Well here's the update. THe good part is that we got it running and are currently in Salem IL for the night, about 11 hours of driving left to get to Arlington TX. We jumped it this morning at the gas station, then drove to an AutoZone to rewire what we had found through the wiring diagrams.

Battery was junk (under warranty at AZ), voltage regulator did not have a good enough ground, bulkhead connector and two wires were melted pretty bad, fusible link was bad (not burnt in two though), one ammeter stud was super loose, etc... The wires that were burnt up had significant corrosion on them, indicating that this has probably been in process for a while.

All in all, we spent about 5 hours in the AZ parking lot bypassing bulkhead, rewiring different sections, bypassing ammeter, eliminating a few wire nuts I found from the previous owner, etc..

Replaced the fusible link with an in line 30A blade fuse, but after researching this evening apparently that is not the way to go. It popped sometime during our first drive, and the car was dead at the gas station again after getting there. We just put in a new fuse and continued on driving. Once it cooled down I pull the fuse on one of the Spal rad fans to lower the load in the system, and it seemed to help (fuse is okay).

Now I'm troubleshooting a light wiring issue. The dimmer switch is disconnected (has been since the PO) and two of the pins on the connector were jumpered so that the dash lights work. At one point today, the parking lights flickered on and off by themselves with the switch in the off position. We just turned on the lights to stop the flickering. We pulled the jumper to see if that would change things, and it just killed the dash lights. I can wiggle the ignition switch harness to aggravate the problem (and curiously get the dash lights to work without the jumper too). I'm now thinking per someone's either post (thanks!) that the blue w tracer IGN wire in the harness is shorted to the parking light wire somewhere in the harness (we repaired the visibly burnt sections, but obviously I can’t see inside the harness). This wire runs to the regulator, and could be causing some of the other charging problems.
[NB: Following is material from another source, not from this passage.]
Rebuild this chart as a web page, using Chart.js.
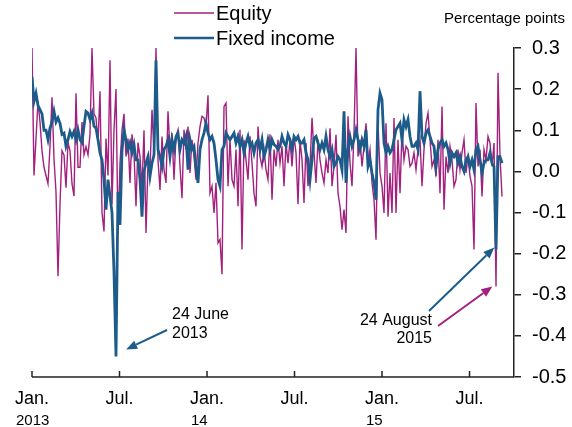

The plan here is to do as suggested, and run another 12V wire (planning to repurpose the oil warning light feed wire that comes off the same ignition switch terminal as the burnt wire) to the regulator. Hopefully when I disconnect the current one it will fix the lights too.

Thank you guys for all of the suggestions and keep them coming. So weird, we drove this car on HRPT two years ago in the exact same configuration (only difference is water pump speed to get better cooling at low RPM) with the electric fuel pump and dual fans, with ZERO electrical problems.

I'll post up tomorrow with the results of the day.